Regia di Max Ophüls vedi scheda film
Un capolavoro del melo ambientato nell'atmosfera romantica e struggente della Vienna d'inizio 900, la tragedia dell'amore ostinato e non corrisposto di una donna condannata a restare una "sconosciuta" per l'amato, diretta come un valzer dal tocco magico di Max Ophüls.
Ambientato nel setting prediletto dal regista Max Ophüls, la Vienna tardo-asburgica di fine Ottocento / primi Novecento, minuziosamente ricostruita in studio, racconta una struggente storia d’amore non corrisposto attraverso una lettera recapitata ad un gentiluomo (Stefan), che sta per abbandonare precipitosamente Vienna per sottrarsi ad un duello (un topos ricorrente in Ophüls ). A scrivergli è una certa Lisa, ai suoi occhi una sconosciuta, che dalla lettura della missiva scopre con sorpresa avergli consacrato l'intera esistenza. Molti anni prima l'adolescente Lisa (Joan Fontaine) si era silenziosamente e nascostamente innamorata del vicino di casa Stefan, musicista di talento (Louis Jourdan), uomo fascinoso ma farfallone, che passava con leggerezza da un'ammiratrice ad un'altra. Con caparbietà Lisa aveva superato tutti gli ostacoli che la vita le aveva messo sul cammino per riuscire finalmente ad attirare l'attenzione di Stefan, che tuttavia finirà inesorabilmente per dimenticare ogni loro incontro, mentre per l'inguaribile Lisa lui continuerà, a sua insaputa, a costituire il fulcro dell'esistenza.
Storia straziante tratta dal romanzo di Zweig, raccontata attraverso flashback introdotti dai passi della lettera, il tocco magico e leggero di Ophüls ne fa un capolavoro del melo, il vertice della fase hollywoodiana dell'autore che, dopo i primi passi nella Germania di Weimar, si era trasferito in America, per poi concludere la sua folgorante carriera in Francia negli anni 50.

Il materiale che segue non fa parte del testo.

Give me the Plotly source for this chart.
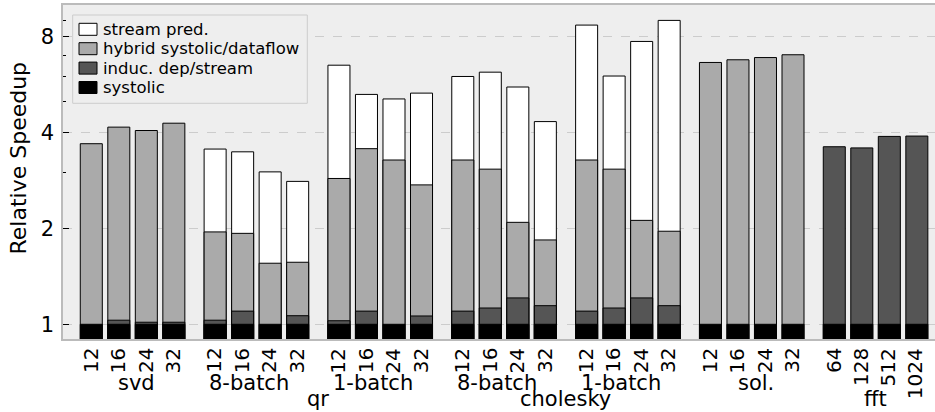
import plotly.graph_objects as go

# ---- data ----
groups = ["svd", "8-batch", "1-batch", "8-batch", "1-batch", "sol.", "fft"]
supergroups = ["qr", "cholesky"]
size_labels = [
    ["12", "16", "24", "32"],
    ["12", "16", "24", "32"],
    ["12", "16", "24", "32"],
    ["12", "16", "24", "32"],
    ["12", "16", "24", "32"],
    ["12", "16", "24", "32"],
    ["64", "128", "512", "1024"],
]
systolic = [1.0] * 28
induc = [None, 1.03, 1.015, 1.015,
         1.03, 1.10, None, 1.064,
         1.026, 1.10, None, 1.062,
         1.10, 1.125, 1.21, 1.144,
         1.10, 1.125, 1.21, 1.144,
         None, None, None, None,
         3.61, 3.58, 3.89, 3.90]
hybrid = [3.69, 4.16, 4.06, 4.28,
          1.95, 1.93, 1.555, 1.566,
          2.87, 3.56, 3.28, 2.74,
          3.28, 3.07, 2.09, 1.84,
          3.28, 3.07, 2.12, 1.96,
          6.64, 6.77, 6.88, 7.02,
          None, None, None, None]
stream = [None, None, None, None,
          3.55, 3.48, 3.01, 2.81,
          6.51, 5.27, 5.10, 5.32,
          6.00, 6.19, 5.56, 4.33,
          8.70, 6.02, 7.73, 9.00,
          None, None, None, None,
          None, None, None, None]

series = [
    ("stream pred.", stream, "#ffffff"),
    ("hybrid systolic/dataflow", hybrid, "#aaaaaa"),
    ("induc. dep/stream", induc, "#555555"),
    ("systolic", systolic, "#000000"),
]

# ---- layout helpers ----
GROUP_STEP = 4.5
pos = []
ticktext = []
for g, labs in enumerate(size_labels):
    for i, lab in enumerate(labs):
        pos.append(g * GROUP_STEP + i)
        ticktext.append(lab)

BASE = 0.5
W, H = 935, 412
L, R, T, B = 63, 0, 5, 73
PW, PH = W - L - R, H - T - B

def px2paper_x(px):
    return (px - L) / PW

def px2paper_y(py):
    return (H - B - py) / PH

fig = go.Figure()
for name, vals, color in series:
    xs = [p for p, v in zip(pos, vals) if v is not None]
    ys = [v - BASE for v in vals if v is not None]
    fig.add_trace(go.Bar(
        x=xs, y=ys, base=BASE, name=name, width=0.8,
        marker=dict(color=color, line=dict(color="#000000", width=1)),
        showlegend=False,
    ))

ann = []
# size tick labels (rotated, top-aligned just below the axis)
TICK_FS = 20
LABEL_TOP = 348
for p, lab in zip(pos, ticktext):
    half_len = len(lab) * 0.636 * TICK_FS / 2
    ann.append(dict(x=p, y=px2paper_y(LABEL_TOP + half_len), xref="x", yref="paper",
                    text=lab, textangle=-90, showarrow=False, xanchor="center",
                    yanchor="middle", xshift=-1,
                    font=dict(size=TICK_FS, color="black")))

# group label annotations
group_centers = [g * GROUP_STEP + 1.5 for g in range(len(groups))]
shifts = [4, -7, -7, -7, -7, 4, 0]
lvl1_y = px2paper_y(383)
lvl2_y = px2paper_y(399)
for gname, c, s in zip(groups, group_centers, shifts):
    yy = lvl2_y if gname == "fft" else lvl1_y
    ann.append(dict(x=c, y=yy, xref="x", yref="paper", text=gname,
                    showarrow=False, xshift=s, yanchor="middle",
                    font=dict(size=21, color="black")))
qr_c = (group_centers[1] + group_centers[2]) / 2
ch_c = (group_centers[3] + group_centers[4]) / 2
for name, c in zip(supergroups, [qr_c, ch_c]):
    ann.append(dict(x=c, y=lvl2_y, xref="x", yref="paper", text=name,
                    showarrow=False, yanchor="middle",
                    font=dict(size=21, color="black")))
# y title
ann.append(dict(x=px2paper_x(17.5), y=px2paper_y(158), xref="paper", yref="paper",
                text="Relative Speedup", textangle=-90, showarrow=False,
                xanchor="center", yanchor="middle",
                font=dict(size=22, color="black")))

# manual legend
shapes = []
shapes.append(dict(type="rect", xref="paper", yref="paper",
                   x0=px2paper_x(72.7), x1=px2paper_x(307.3),
                   y0=px2paper_y(103.3), y1=px2paper_y(15),
                   line=dict(color="#cccccc", width=1), fillcolor="#eeeeee",
                   layer="above"))
row0, step = 29.3, 19.4
for k, (name, vals, color) in enumerate(series):
    cy = row0 + k * step
    shapes.append(dict(type="rect", xref="paper", yref="paper",
                       x0=px2paper_x(79), x1=px2paper_x(97),
                       y0=px2paper_y(cy + 6), y1=px2paper_y(cy - 6),
                       line=dict(color="#000000", width=1), fillcolor=color,
                       layer="above"))
    ann.append(dict(x=px2paper_x(101), y=px2paper_y(cy), xref="paper", yref="paper",
                    text=name, showarrow=False, xanchor="left", yanchor="middle",
                    font=dict(size=16.5, color="black")))

fig.update_layout(
    width=W, height=H,
    margin=dict(l=L, r=R, t=T, b=B, pad=0),
    barmode="overlay",
    plot_bgcolor="#eeeeee",
    paper_bgcolor="#ffffff",
    font=dict(family="DejaVu Sans", color="black"),
    annotations=ann,
    shapes=shapes,
    xaxis=dict(
        range=[-1.028, 30.66],
        tickmode="array", tickvals=pos, ticktext=[""] * len(pos),
        ticks="", showgrid=False, zeroline=False,
        showline=True, linecolor="#bbbbbb", linewidth=1.5, mirror=True,
    ),
    yaxis=dict(
        type="log", range=[-0.0462, 1.0026],
        tickmode="array", tickvals=[1, 2, 4, 8], ticktext=["1", "2", "4", "8"],
        tickfont=dict(size=21, color="black"),
        ticks="inside", ticklen=6, tickcolor="black", tickwidth=1,
        showgrid=True, gridcolor="#cccccc", griddash="dash", gridwidth=1,
        zeroline=False, showline=True, linecolor="#bbbbbb", linewidth=1.5,
        minor=dict(tickvals=[3, 5, 6, 7, 9], ticks="inside", ticklen=3,
                   tickcolor="black", showgrid=False),
        ticklabelstandoff=3,
    ),
)

fig.write_html("out.html")
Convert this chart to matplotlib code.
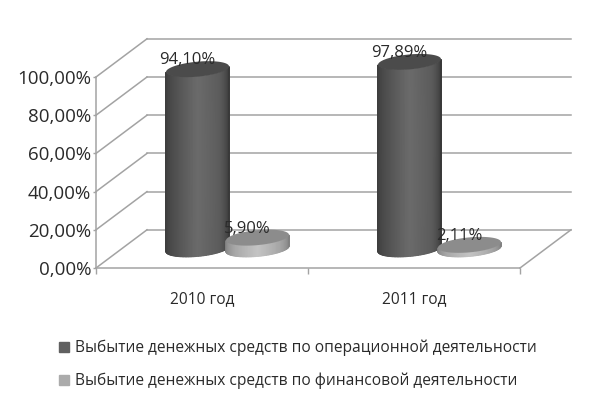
import numpy as np
import matplotlib
matplotlib.use("Agg")
import matplotlib.pyplot as plt
from matplotlib.colors import LinearSegmentedColormap
from matplotlib.lines import Line2D

categories = ["2010 год", "2011 год"]
operating = [94.10, 97.89]
financing = [5.90, 2.11]
operating_labels = ["94,10%", "97,89%"]
financing_labels = ["5,90%", "2,11%"]
series_names = ["Выбытие денежных средств по операционной деятельности",
                "Выбытие денежных средств по финансовой деятельности"]
y_ticks = [0, 20, 40, 60, 80, 100]
y_labels = ["0,00%", "20,00%", "40,00%", "60,00%", "80,00%", "100,00%"]

plt.rcParams['font.family'] = ['Open Sans', 'DejaVu Sans']
text_color = "#2a2a2a"
grid_color = "#a3a3a3"

W, H = 607, 407
fig = plt.figure(figsize=(W / 100, H / 100), dpi=100)
# axes box in pixels of the picture
ax = fig.add_axes([96 / W, (H - 268) / H, (570 - 96) / W, (268 - 37) / H])

# one category is 212 px wide, 100% is 191 px high
px_x = 1 / 212
px_y = 100 / 191
ax.set_xlim(0, 474 * px_x)
ax.set_ylim(0, 231 * px_y)
ax.patch.set_alpha(0)

# depth of the floor
depth_x = 51 * px_x
depth_y = 20

# walls
for t in y_ticks:
    ax.plot([0, depth_x], [t, t + depth_y], color=grid_color, lw=1.1, clip_on=False)
    ax.plot([depth_x, 2 + depth_x], [t + depth_y, t + depth_y], color=grid_color, lw=1.1, clip_on=False)
ax.plot([2, 2 + depth_x], [0, depth_y], color=grid_color, lw=1.1, clip_on=False)

dark_cmap = LinearSegmentedColormap.from_list("dark", ["#3a3a3a", "#505050", "#6b6b6b", "#5c5c5c", "#383838"])
light_cmap = LinearSegmentedColormap.from_list("light", ["#7d7d7d", "#a8a8a8", "#c4c4c4", "#a6a6a6", "#808080"])


def cylinder(center, value, cmap, top_color):
    # center in category units at mid depth of the floor
    xc = center + depth_x / 2
    yc = depth_y / 2
    w = 29.5 * px_x
    dx = 11 * px_x
    dy = 8 * px_y
    a = np.arctan2(dx, w)
    t = np.linspace(np.pi + a, 2 * np.pi + a, 60)
    ex = w * np.cos(t) + dx * np.sin(t)
    ey = dy * np.sin(t)
    X = np.array([xc + ex, xc + ex])
    Y = np.array([yc + ey, yc + value + ey])
    C = np.array([np.linspace(0, 1, 60), np.linspace(0, 1, 60)])
    ax.pcolormesh(X, Y, C, cmap=cmap, shading="gouraud", zorder=3)
    t2 = np.linspace(0, 2 * np.pi, 120)
    ax.fill(xc + w * np.cos(t2) + dx * np.sin(t2), yc + value + dy * np.sin(t2),
            color=top_color, lw=0, zorder=4)
    return xc, yc + value


offset = 0.1415
for i in range(len(categories)):
    pos = i + 0.5
    x1, y1 = cylinder(pos - offset, operating[i], dark_cmap, "#4b4b4b")
    x2, y2 = cylinder(pos + offset, financing[i], light_cmap, "#8c8c8c")
    ax.annotate(operating_labels[i], (x1, y1), xytext=(-7.5, 6.5), textcoords="offset points",
                ha="center", va="center", fontsize=12, color=text_color, zorder=6)
    ax.annotate(financing_labels[i], (x2, y2), xytext=(-7.5, 6.5), textcoords="offset points",
                ha="center", va="center", fontsize=12, color=text_color, zorder=6)

ax.set_ylim(0, 231 * px_y)
ax.set_xlim(0, 474 * px_x)

# axes
for s in ["top", "right"]:
    ax.spines[s].set_visible(False)
ax.spines["left"].set_bounds(0, 100)
ax.spines["bottom"].set_bounds(0, 2)
for s in ["left", "bottom"]:
    ax.spines[s].set_color(grid_color)
    ax.spines[s].set_linewidth(1.1)

ax.set_yticks(y_ticks)
ax.set_yticklabels(y_labels)
ax.set_xticks([0.5, 1.5])
ax.set_xticklabels(categories)
ax.set_xticks([0, 1, 2], minor=True)
ax.tick_params(axis="y", length=2.5, width=1, color=grid_color, labelsize=13.5, labelcolor=text_color, pad=1)
ax.tick_params(axis="x", which="major", length=0, labelsize=11.2, labelcolor=text_color, pad=16.5)
ax.tick_params(axis="x", which="minor", length=4, width=1, color=grid_color)

handles = [Line2D([], [], marker="s", ls="", color="#606060", markersize=6.5),
           Line2D([], [], marker="s", ls="", color="#ababab", markersize=6.5)]
fig.legend(handles, series_names, loc="upper left", bbox_to_anchor=(48 / W, (H - 340) / H),
           frameon=False, fontsize=11.2, labelcolor=text_color, handletextpad=-0.25,
           labelspacing=1.05, borderaxespad=0, borderpad=0)

fig.savefig("out.png", dpi=100)
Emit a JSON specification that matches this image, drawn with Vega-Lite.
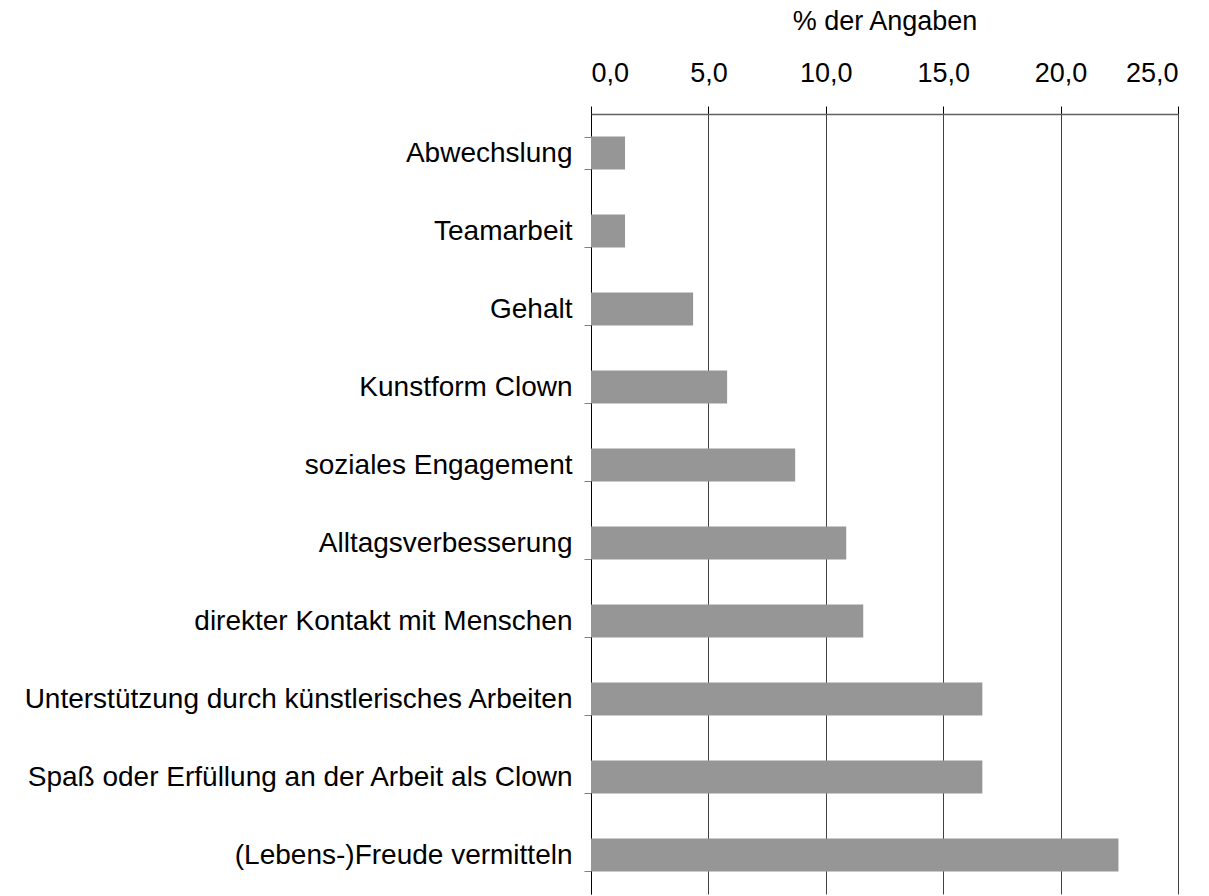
{
  "$schema": "https://vega.github.io/schema/vega-lite/v6.json",
  "width": 587,
  "height": 780,
  "autosize": {"type": "none"},
  "padding": {"left": 591, "top": 114, "right": 31, "bottom": 2},
  "background": "white",
  "data": {
    "values": [
      {"grund": "Abwechslung", "prozent": 1.449},
      {"grund": "Teamarbeit", "prozent": 1.449},
      {"grund": "Gehalt", "prozent": 4.348},
      {"grund": "Kunstform Clown", "prozent": 5.797},
      {"grund": "soziales Engagement", "prozent": 8.696},
      {"grund": "Alltagsverbesserung", "prozent": 10.870},
      {"grund": "direkter Kontakt mit Menschen", "prozent": 11.594},
      {"grund": "Unterstützung durch künstlerisches Arbeiten", "prozent": 16.667},
      {"grund": "Spaß oder Erfüllung an der Arbeit als Clown", "prozent": 16.667},
      {"grund": "(Lebens-)Freude vermitteln", "prozent": 22.464}
    ]
  },
  "mark": {"type": "bar", "color": "#969696"},
  "encoding": {
    "y": {
      "field": "grund",
      "type": "nominal",
      "sort": null,
      "scale": {"paddingInner": 0.58, "paddingOuter": 0.29},
      "axis": {
        "title": null,
        "tickBand": "extent",
        "ticks": true,
        "tickSize": 7,
        "tickColor": "#808080",
        "domainColor": "#000000",
        "domainWidth": 1,
        "labelFont": "Liberation Sans",
        "labelFontSize": 28,
        "labelColor": "#000000",
        "labelPadding": 12,
        "labelLimit": 700,
        "grid": false
      }
    },
    "x": {
      "field": "prozent",
      "type": "quantitative",
      "scale": {"domain": [0, 25], "nice": false},
      "axis": {
        "orient": "top",
        "title": "% der Angaben",
        "titleFont": "Liberation Sans",
        "titleFontSize": 27,
        "titleFontWeight": "normal",
        "titleColor": "#000000",
        "titlePadding": 24,
        "values": [0, 5, 10, 15, 20, 25],
        "format": ".1f",
        "labelFont": "Liberation Sans",
        "labelFontSize": 27,
        "labelColor": "#000000",
        "labelPadding": 19,
        "tickSize": 8,
        "tickColor": "#000000",
        "domain": true,
        "domainColor": "#606060",
        "domainWidth": 1.5,
        "grid": true,
        "gridColor": "#404040",
        "gridWidth": 1
      }
    }
  },
  "config": {
    "view": {"stroke": null},
    "locale": {
      "number": {"decimal": ",", "thousands": ".", "grouping": [3], "currency": ["", " €"]}
    }
  }
}
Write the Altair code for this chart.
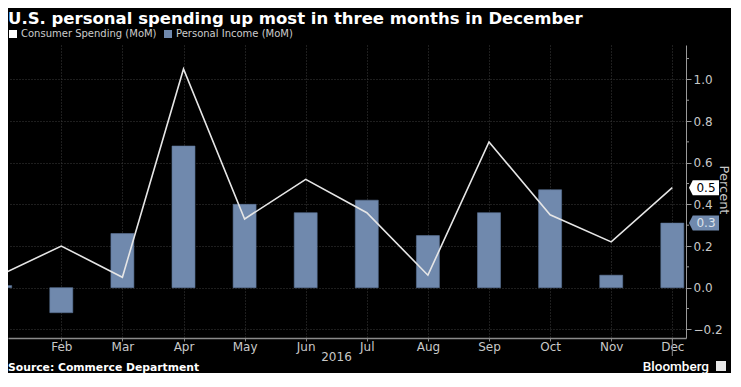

Ophüls ci immerge in un'atmosfera romantica, decadente e struggente, perfetta per un melo di inizio secolo, ed il suo senso dell'ironia gli permette comunque di alleggerire questa storia tragica con momenti di commedia. Grazie alla sua maestria nel rendere sullo schermo l'introspezione psicologica, Ophüls riesce a farci partecipare, senza cadere nel piagnisteo, alla morbosa ostinazione con cui Lisa ama il noncurante Stefan, la sua passione ricambiata con l'indifferenza e la dimenticanza, e per farci commuovere per la sua condizione di “sconosciuta”, ancora più umiliante perché i due si sono di fatto frequentati, ma per l'uomo, che si rivela autodistruttivo e vile, lei è caduta nel dimenticatoio insieme chissà quante altre fiamme passeggere.
Nel suo tipico stile fluido ed armonioso, la macchina da presa di Ophüls danza continuamente come in un valzer viennese intorno ai personaggi all'interno dei set, volando con eleganza trasportata da gru, per seguirli nei saliscendi sulle scale dell'abitazione viennese o assisi nei palchi del teatro dell'opera. Meravigliosa la sequenza del finto viaggio in treno, attrazione del parco divertimenti del Prater, in cui il viaggio si rivela una fantasia, un'illusione come quelle che coltiva il cuore della donna. Parte di questa danza è anche il suo amore per la circolarità, per cui Ophüls ritorna sovente nel corso del film su alcune scene: il portone dove Lisa vede entrare Stefan con altre donne, poi inquadrato dalla stessa angolazione quando anni dopo lo varca con lei, o la stazione ferroviaria che torna due volte come luogo di un arrivederci che ci si illudeva fosse solo temporaneo.
Joan Fontaine, la cui narrazione in voice-over della lettera scritta da Lisa rappresenta il filo conduttore della vicenda, è perfetta nel ruolo della protagonista, da ragazzina sognante a ragazza determinata e poi donna matura distrutta, immutabile nel suo amore caparbio per un uomo che non la merita, incarnandone con trattenuta emotività l'adorabile ingenuità e la sconfortante disperazione.